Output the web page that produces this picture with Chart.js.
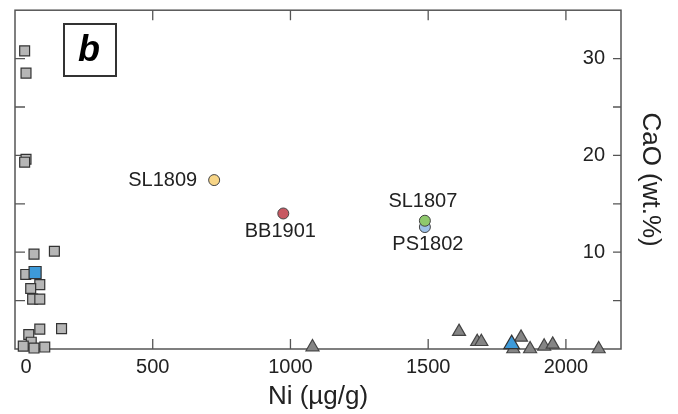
<!DOCTYPE html>
<html>
<head>
<meta charset="utf-8">
<script src="https://cdn.jsdelivr.net/npm/chart.js@4/dist/chart.umd.min.js"></script>
<style>
  html, body { margin: 0; padding: 0; background: #fff; }
  #wrap { width: 678px; height: 414px; }
</style>
</head>
<body>
<div id="wrap"><canvas id="chart" width="678" height="414"></canvas></div>
<script>
// data: Ni (µg/g) vs CaO (wt.%)
const squareNi  = [35, 40, 40, 35, 69, 143, 39, 90, 57, 64, 90, 90, 169, 50, 59, 30, 69, 108];
const squareCaO = [30.8, 28.5, 19.6, 19.3, 9.8, 10.1, 7.7, 6.65, 6.25, 5.15, 5.15, 2.05, 2.1, 1.5, 0.7, 0.3, 0.1, 0.2];
const blueSquareNi  = [73];
const blueSquareCaO = [7.9];

const triangleNi  = [1080, 1612, 1678, 1693, 1837, 1809, 1870, 1921, 1952, 2119];
const triangleCaO = [0.2, 1.8, 0.75, 0.75, 1.2, 0, 0, 0.28, 0.48, 0];
const blueTriangleNi  = [1803];
const blueTriangleCaO = [0.5];

const sampleNames = ["SL1807", "PS1802", "SL1809", "BB1901"];
const sampleNi    = [1488, 1488, 723, 974];
const sampleCaO   = [13.25, 12.6, 17.45, 14.0];
const sampleColors = ["#8fc96d", "#9dc1e8", "#f7d587", "#c75862"];

const xTicks = [0, 500, 1000, 1500, 2000];
const yTicks = [10, 20, 30];
const yMinorTicks = [5, 10, 15, 20, 25, 30];

function toPoints(xs, ys) {
    return xs.map((x, i) => ({ x: x, y: ys[i] }));
}

const FONT = "'Liberation Sans', Arial, sans-serif";

// label offsets relative to each sample point (pixels)
const labelPlace = {
    "SL1807": { dx: -2, dy: -19, align: "center" },
    "PS1802": { dx: 3, dy: 17, align: "center" },
    "SL1809": { dx: -17, dy: 0, align: "right" },
    "BB1901": { dx: -3, dy: 18, align: "center" }
};

// frame with inward tick marks
const frameTicks = {
    id: 'frameTicks',
    beforeDatasetsDraw(chart) {
        const { ctx, chartArea: a, scales } = chart;
        ctx.save();
        ctx.strokeStyle = '#555';
        ctx.lineWidth = 1.5;
        ctx.strokeRect(a.left, a.top, a.right - a.left, a.bottom - a.top);
        ctx.lineWidth = 1.3;
        ctx.beginPath();
        xTicks.forEach(v => {
            if (v === 0) return;
            const px = scales.x.getPixelForValue(v);
            ctx.moveTo(px, a.bottom);
            ctx.lineTo(px, a.bottom - 10);
            ctx.moveTo(px, a.top);
            ctx.lineTo(px, a.top + 10);
        });
        yMinorTicks.forEach(v => {
            const py = scales.y.getPixelForValue(v);
            ctx.moveTo(a.left, py);
            ctx.lineTo(a.left + 10, py);
            ctx.moveTo(a.right, py);
            ctx.lineTo(a.right - 8, py);
        });
        ctx.stroke();
        ctx.restore();
    },
    afterDatasetsDraw(chart) {
        const { ctx } = chart;
        ctx.save();
        // sample labels
        ctx.fillStyle = '#222';
        ctx.font = "20px " + FONT;
        ctx.textBaseline = 'middle';
        chart.data.datasets.forEach((ds, i) => {
            if (!ds.sampleName) return;
            const el = chart.getDatasetMeta(i).data[0];
            const p = labelPlace[ds.sampleName];
            ctx.textAlign = p.align;
            ctx.fillText(ds.sampleName, el.x + p.dx, el.y + p.dy);
        });
        // panel letter
        ctx.strokeStyle = '#333';
        ctx.lineWidth = 2;
        ctx.strokeRect(64, 24, 52, 52);
        ctx.fillStyle = '#000';
        ctx.font = "italic bold 36px " + FONT;
        ctx.textAlign = 'center';
        ctx.fillText('b', 89, 51);
        ctx.restore();
    }
};

const datasets = [
    {
        data: toPoints(blueSquareNi, blueSquareCaO),
        pointStyle: 'rect', pointRadius: 8.5,
        backgroundColor: '#3d9ad9', borderColor: '#333', borderWidth: 1.2, clip: false
    },
    {
        data: toPoints(blueTriangleNi, blueTriangleCaO),
        pointStyle: 'triangle', pointRadius: 9,
        backgroundColor: '#3d9ad9', borderColor: '#333', borderWidth: 1.2, clip: false
    }
];

sampleNames.forEach((name, i) => {
    datasets.push({
        sampleName: name,
        data: [{ x: sampleNi[i], y: sampleCaO[i] }],
        pointStyle: 'circle', pointRadius: 5.5,
        backgroundColor: sampleColors[i], borderColor: '#444', borderWidth: 1, clip: false
    });
});

datasets.push({
    data: toPoints(squareNi, squareCaO),
    pointStyle: 'rect', pointRadius: 7,
    backgroundColor: '#b6b6b6', borderColor: '#333', borderWidth: 1.2, clip: false
});
datasets.push({
    data: toPoints(triangleNi, triangleCaO),
    pointStyle: 'triangle', pointRadius: 7.5,
    backgroundColor: '#858585', borderColor: '#444', borderWidth: 1.2, clip: false
});

new Chart(document.getElementById('chart').getContext('2d'), {
    type: 'scatter',
    data: { datasets: datasets },
    options: {
        responsive: false,
        animation: false,
        layout: { padding: { left: 15, top: 8, right: 0, bottom: 0 } },
        plugins: {
            legend: { display: false },
            tooltip: { enabled: false }
        },
        elements: { point: { hoverRadius: 0 } },
        scales: {
            x: {
                type: 'linear',
                position: 'bottom',
                min: 0,
                max: 2200,
                afterBuildTicks: s => { s.ticks = xTicks.map(v => ({ value: v })); },
                afterFit: s => { s.height = 65; s.paddingLeft = 0; s.paddingRight = 0; },
                grid: { display: false, drawTicks: false },
                border: { display: false },
                ticks: {
                    color: '#222',
                    padding: 6,
                    maxRotation: 0,
                    // the 0 label sits a little right of the axis corner
                    callback: v => v === 0 ? '    0' : String(v),
                    font: { family: FONT, size: 20 }
                },
                title: {
                    display: true,
                    text: 'Ni (µg/g)',
                    color: '#222',
                    padding: { top: 0, bottom: 2 },
                    font: { family: FONT, size: 26 }
                }
            },
            y: {
                type: 'linear',
                position: 'right',
                min: 0,
                max: 35,
                afterBuildTicks: s => { s.ticks = yTicks.map(v => ({ value: v })); },
                afterFit: s => { s.width = 57; s.paddingTop = 0; s.paddingBottom = 0; },
                grid: { display: false, drawTicks: false },
                border: { display: false },
                ticks: {
                    mirror: true,
                    padding: -16,
                    color: '#222',
                    callback: v => String(v),
                    font: { family: FONT, size: 20 }
                },
                title: {
                    display: true,
                    text: 'CaO (wt.%)',
                    color: '#222',
                    padding: { top: 12, bottom: 0 },
                    font: { family: FONT, size: 26 }
                }
            }
        }
    },
    plugins: [frameTicks]
});
</script>
</body>
</html>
----
■ What you are asked to do ■
Gather every line containing the word "with" and copy it.

■ Correct result ■
Output the web page that produces this picture with Chart.js.
// frame with inward tick marks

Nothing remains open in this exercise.